**SUPPLIED INFORMATION**
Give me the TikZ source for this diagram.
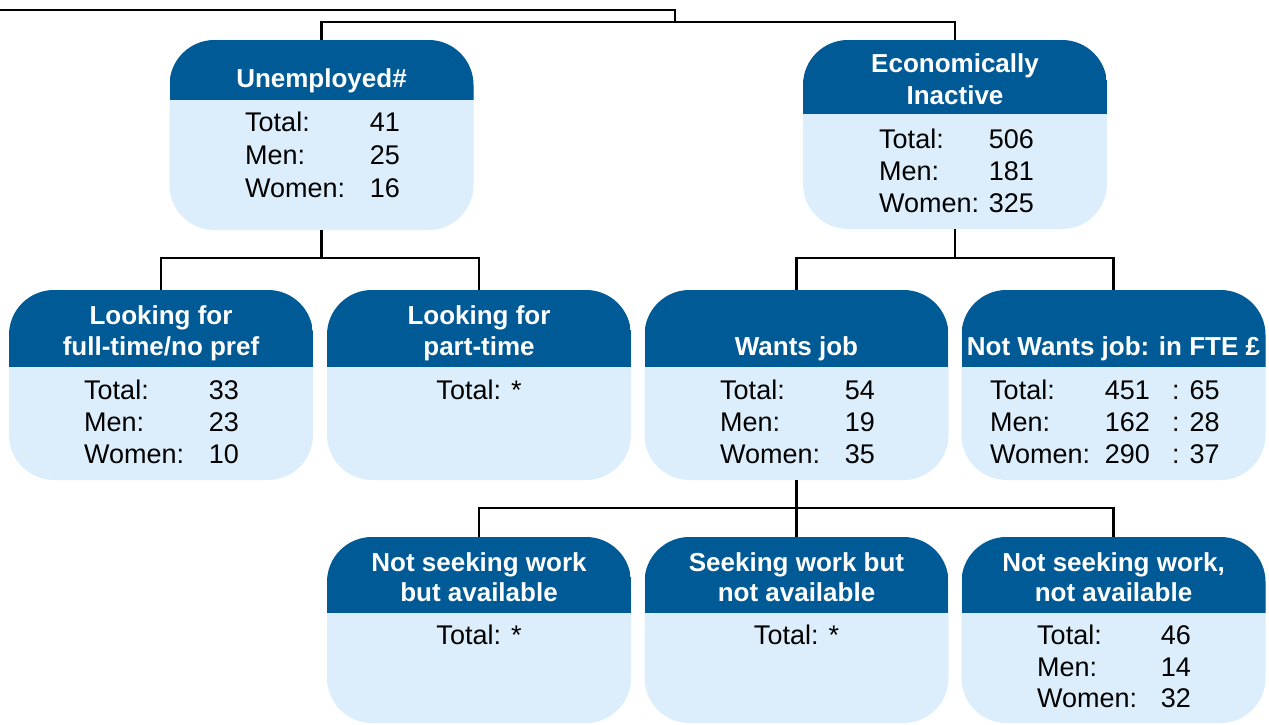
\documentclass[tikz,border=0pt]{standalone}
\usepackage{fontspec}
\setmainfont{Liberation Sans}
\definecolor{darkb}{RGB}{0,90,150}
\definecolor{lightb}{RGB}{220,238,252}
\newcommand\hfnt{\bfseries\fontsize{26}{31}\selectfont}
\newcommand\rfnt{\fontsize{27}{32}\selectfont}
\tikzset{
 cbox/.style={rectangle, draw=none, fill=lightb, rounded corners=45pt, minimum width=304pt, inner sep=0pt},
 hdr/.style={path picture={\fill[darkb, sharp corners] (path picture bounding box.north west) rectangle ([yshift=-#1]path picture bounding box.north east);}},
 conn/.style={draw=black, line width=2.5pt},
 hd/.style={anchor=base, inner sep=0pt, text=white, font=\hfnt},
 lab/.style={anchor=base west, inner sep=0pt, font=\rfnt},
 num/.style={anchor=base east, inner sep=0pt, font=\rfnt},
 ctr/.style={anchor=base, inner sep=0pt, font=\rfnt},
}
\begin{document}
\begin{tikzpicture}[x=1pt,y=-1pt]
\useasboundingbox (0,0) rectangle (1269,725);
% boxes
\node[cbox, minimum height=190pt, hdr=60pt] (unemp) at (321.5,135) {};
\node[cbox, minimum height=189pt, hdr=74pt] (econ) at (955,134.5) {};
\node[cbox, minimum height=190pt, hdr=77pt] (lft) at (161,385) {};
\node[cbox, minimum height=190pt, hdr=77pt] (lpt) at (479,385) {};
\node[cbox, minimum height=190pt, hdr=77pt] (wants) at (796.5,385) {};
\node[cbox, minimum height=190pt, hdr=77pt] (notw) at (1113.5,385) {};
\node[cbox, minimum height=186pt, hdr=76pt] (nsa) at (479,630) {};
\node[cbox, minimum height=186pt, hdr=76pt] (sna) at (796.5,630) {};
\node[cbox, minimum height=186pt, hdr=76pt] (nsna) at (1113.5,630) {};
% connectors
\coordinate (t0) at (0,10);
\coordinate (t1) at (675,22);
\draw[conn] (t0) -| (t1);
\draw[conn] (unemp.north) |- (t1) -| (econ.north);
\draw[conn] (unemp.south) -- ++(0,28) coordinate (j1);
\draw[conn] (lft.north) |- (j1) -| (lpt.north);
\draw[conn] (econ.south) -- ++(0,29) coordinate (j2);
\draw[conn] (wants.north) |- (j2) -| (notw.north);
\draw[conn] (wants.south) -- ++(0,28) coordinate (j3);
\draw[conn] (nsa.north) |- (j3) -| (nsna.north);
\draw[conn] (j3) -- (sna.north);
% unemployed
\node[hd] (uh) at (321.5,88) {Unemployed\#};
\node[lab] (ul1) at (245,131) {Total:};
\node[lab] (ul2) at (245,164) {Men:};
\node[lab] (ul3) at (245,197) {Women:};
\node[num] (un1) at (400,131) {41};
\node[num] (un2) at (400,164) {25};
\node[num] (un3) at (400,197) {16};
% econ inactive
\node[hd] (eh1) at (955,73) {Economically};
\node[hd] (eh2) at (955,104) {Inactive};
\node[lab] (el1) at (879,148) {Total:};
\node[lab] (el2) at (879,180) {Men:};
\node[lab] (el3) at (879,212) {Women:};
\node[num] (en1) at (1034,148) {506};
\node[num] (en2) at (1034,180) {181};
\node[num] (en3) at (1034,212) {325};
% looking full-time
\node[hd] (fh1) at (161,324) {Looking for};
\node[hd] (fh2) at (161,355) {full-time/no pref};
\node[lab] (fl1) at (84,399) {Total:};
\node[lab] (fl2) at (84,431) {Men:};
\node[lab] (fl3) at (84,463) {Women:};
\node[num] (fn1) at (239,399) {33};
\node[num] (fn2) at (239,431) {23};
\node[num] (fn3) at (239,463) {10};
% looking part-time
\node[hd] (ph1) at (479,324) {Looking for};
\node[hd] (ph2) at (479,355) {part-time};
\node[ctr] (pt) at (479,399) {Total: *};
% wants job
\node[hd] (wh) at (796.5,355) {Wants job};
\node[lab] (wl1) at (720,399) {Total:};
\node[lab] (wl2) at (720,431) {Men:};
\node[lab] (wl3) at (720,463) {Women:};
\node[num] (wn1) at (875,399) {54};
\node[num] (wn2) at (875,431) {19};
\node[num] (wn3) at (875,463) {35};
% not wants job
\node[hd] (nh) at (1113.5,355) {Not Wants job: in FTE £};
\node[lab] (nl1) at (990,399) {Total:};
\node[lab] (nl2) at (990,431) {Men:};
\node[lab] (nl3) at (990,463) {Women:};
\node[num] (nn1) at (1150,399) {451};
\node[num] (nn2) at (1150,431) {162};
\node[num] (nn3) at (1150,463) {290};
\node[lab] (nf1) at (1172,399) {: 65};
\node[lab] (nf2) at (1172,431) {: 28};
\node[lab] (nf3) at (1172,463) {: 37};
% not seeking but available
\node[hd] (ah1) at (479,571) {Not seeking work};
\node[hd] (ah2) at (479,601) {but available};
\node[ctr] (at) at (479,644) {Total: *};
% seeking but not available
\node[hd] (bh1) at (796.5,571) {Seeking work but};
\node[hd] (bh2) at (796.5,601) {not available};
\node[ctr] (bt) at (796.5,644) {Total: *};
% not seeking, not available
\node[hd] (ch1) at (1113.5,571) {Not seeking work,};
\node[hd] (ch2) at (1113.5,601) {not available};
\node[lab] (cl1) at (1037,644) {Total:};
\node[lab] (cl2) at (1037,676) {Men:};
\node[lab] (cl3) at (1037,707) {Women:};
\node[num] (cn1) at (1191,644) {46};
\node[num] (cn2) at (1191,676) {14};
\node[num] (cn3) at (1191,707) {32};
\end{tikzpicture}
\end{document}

**GOAL**
Print each line of the material above exactly, with the pictures removed from your copy.

**RESULT FOR THIS EXERCISE**
Give me the TikZ source for this diagram.
\documentclass[tikz,border=0pt]{standalone}
\usepackage{fontspec}
\setmainfont{Liberation Sans}
\definecolor{darkb}{RGB}{0,90,150}
\definecolor{lightb}{RGB}{220,238,252}
\newcommand\hfnt{\bfseries\fontsize{26}{31}\selectfont}
\newcommand\rfnt{\fontsize{27}{32}\selectfont}
\tikzset{
 cbox/.style={rectangle, draw=none, fill=lightb, rounded corners=45pt, minimum width=304pt, inner sep=0pt},
 hdr/.style={path picture={\fill[darkb, sharp corners] (path picture bounding box.north west) rectangle ([yshift=-#1]path picture bounding box.north east);}},
 conn/.style={draw=black, line width=2.5pt},
 hd/.style={anchor=base, inner sep=0pt, text=white, font=\hfnt},
 lab/.style={anchor=base west, inner sep=0pt, font=\rfnt},
 num/.style={anchor=base east, inner sep=0pt, font=\rfnt},
 ctr/.style={anchor=base, inner sep=0pt, font=\rfnt},
}
\begin{document}
\begin{tikzpicture}[x=1pt,y=-1pt]
\useasboundingbox (0,0) rectangle (1269,725);
% boxes
\node[cbox, minimum height=190pt, hdr=60pt] (unemp) at (321.5,135) {};
\node[cbox, minimum height=189pt, hdr=74pt] (econ) at (955,134.5) {};
\node[cbox, minimum height=190pt, hdr=77pt] (lft) at (161,385) {};
\node[cbox, minimum height=190pt, hdr=77pt] (lpt) at (479,385) {};
\node[cbox, minimum height=190pt, hdr=77pt] (wants) at (796.5,385) {};
\node[cbox, minimum height=190pt, hdr=77pt] (notw) at (1113.5,385) {};
\node[cbox, minimum height=186pt, hdr=76pt] (nsa) at (479,630) {};
\node[cbox, minimum height=186pt, hdr=76pt] (sna) at (796.5,630) {};
\node[cbox, minimum height=186pt, hdr=76pt] (nsna) at (1113.5,630) {};
% connectors
\coordinate (t0) at (0,10);
\coordinate (t1) at (675,22);
\draw[conn] (t0) -| (t1);
\draw[conn] (unemp.north) |- (t1) -| (econ.north);
\draw[conn] (unemp.south) -- ++(0,28) coordinate (j1);
\draw[conn] (lft.north) |- (j1) -| (lpt.north);
\draw[conn] (econ.south) -- ++(0,29) coordinate (j2);
\draw[conn] (wants.north) |- (j2) -| (notw.north);
\draw[conn] (wants.south) -- ++(0,28) coordinate (j3);
\draw[conn] (nsa.north) |- (j3) -| (nsna.north);
\draw[conn] (j3) -- (sna.north);
% unemployed
\node[hd] (uh) at (321.5,88) {Unemployed\#};
\node[lab] (ul1) at (245,131) {Total:};
\node[lab] (ul2) at (245,164) {Men:};
\node[lab] (ul3) at (245,197) {Women:};
\node[num] (un1) at (400,131) {41};
\node[num] (un2) at (400,164) {25};
\node[num] (un3) at (400,197) {16};
% econ inactive
\node[hd] (eh1) at (955,73) {Economically};
\node[hd] (eh2) at (955,104) {Inactive};
\node[lab] (el1) at (879,148) {Total:};
\node[lab] (el2) at (879,180) {Men:};
\node[lab] (el3) at (879,212) {Women:};
\node[num] (en1) at (1034,148) {506};
\node[num] (en2) at (1034,180) {181};
\node[num] (en3) at (1034,212) {325};
% looking full-time
\node[hd] (fh1) at (161,324) {Looking for};
\node[hd] (fh2) at (161,355) {full-time/no pref};
\node[lab] (fl1) at (84,399) {Total:};
\node[lab] (fl2) at (84,431) {Men:};
\node[lab] (fl3) at (84,463) {Women:};
\node[num] (fn1) at (239,399) {33};
\node[num] (fn2) at (239,431) {23};
\node[num] (fn3) at (239,463) {10};
% looking part-time
\node[hd] (ph1) at (479,324) {Looking for};
\node[hd] (ph2) at (479,355) {part-time};
\node[ctr] (pt) at (479,399) {Total: *};
% wants job
\node[hd] (wh) at (796.5,355) {Wants job};
\node[lab] (wl1) at (720,399) {Total:};
\node[lab] (wl2) at (720,431) {Men:};
\node[lab] (wl3) at (720,463) {Women:};
\node[num] (wn1) at (875,399) {54};
\node[num] (wn2) at (875,431) {19};
\node[num] (wn3) at (875,463) {35};
% not wants job
\node[hd] (nh) at (1113.5,355) {Not Wants job: in FTE £};
\node[lab] (nl1) at (990,399) {Total:};
\node[lab] (nl2) at (990,431) {Men:};
\node[lab] (nl3) at (990,463) {Women:};
\node[num] (nn1) at (1150,399) {451};
\node[num] (nn2) at (1150,431) {162};
\node[num] (nn3) at (1150,463) {290};
\node[lab] (nf1) at (1172,399) {: 65};
\node[lab] (nf2) at (1172,431) {: 28};
\node[lab] (nf3) at (1172,463) {: 37};
% not seeking but available
\node[hd] (ah1) at (479,571) {Not seeking work};
\node[hd] (ah2) at (479,601) {but available};
\node[ctr] (at) at (479,644) {Total: *};
% seeking but not available
\node[hd] (bh1) at (796.5,571) {Seeking work but};
\node[hd] (bh2) at (796.5,601) {not available};
\node[ctr] (bt) at (796.5,644) {Total: *};
% not seeking, not available
\node[hd] (ch1) at (1113.5,571) {Not seeking work,};
\node[hd] (ch2) at (1113.5,601) {not available};
\node[lab] (cl1) at (1037,644) {Total:};
\node[lab] (cl2) at (1037,676) {Men:};
\node[lab] (cl3) at (1037,707) {Women:};
\node[num] (cn1) at (1191,644) {46};
\node[num] (cn2) at (1191,676) {14};
\node[num] (cn3) at (1191,707) {32};
\end{tikzpicture}
\end{document}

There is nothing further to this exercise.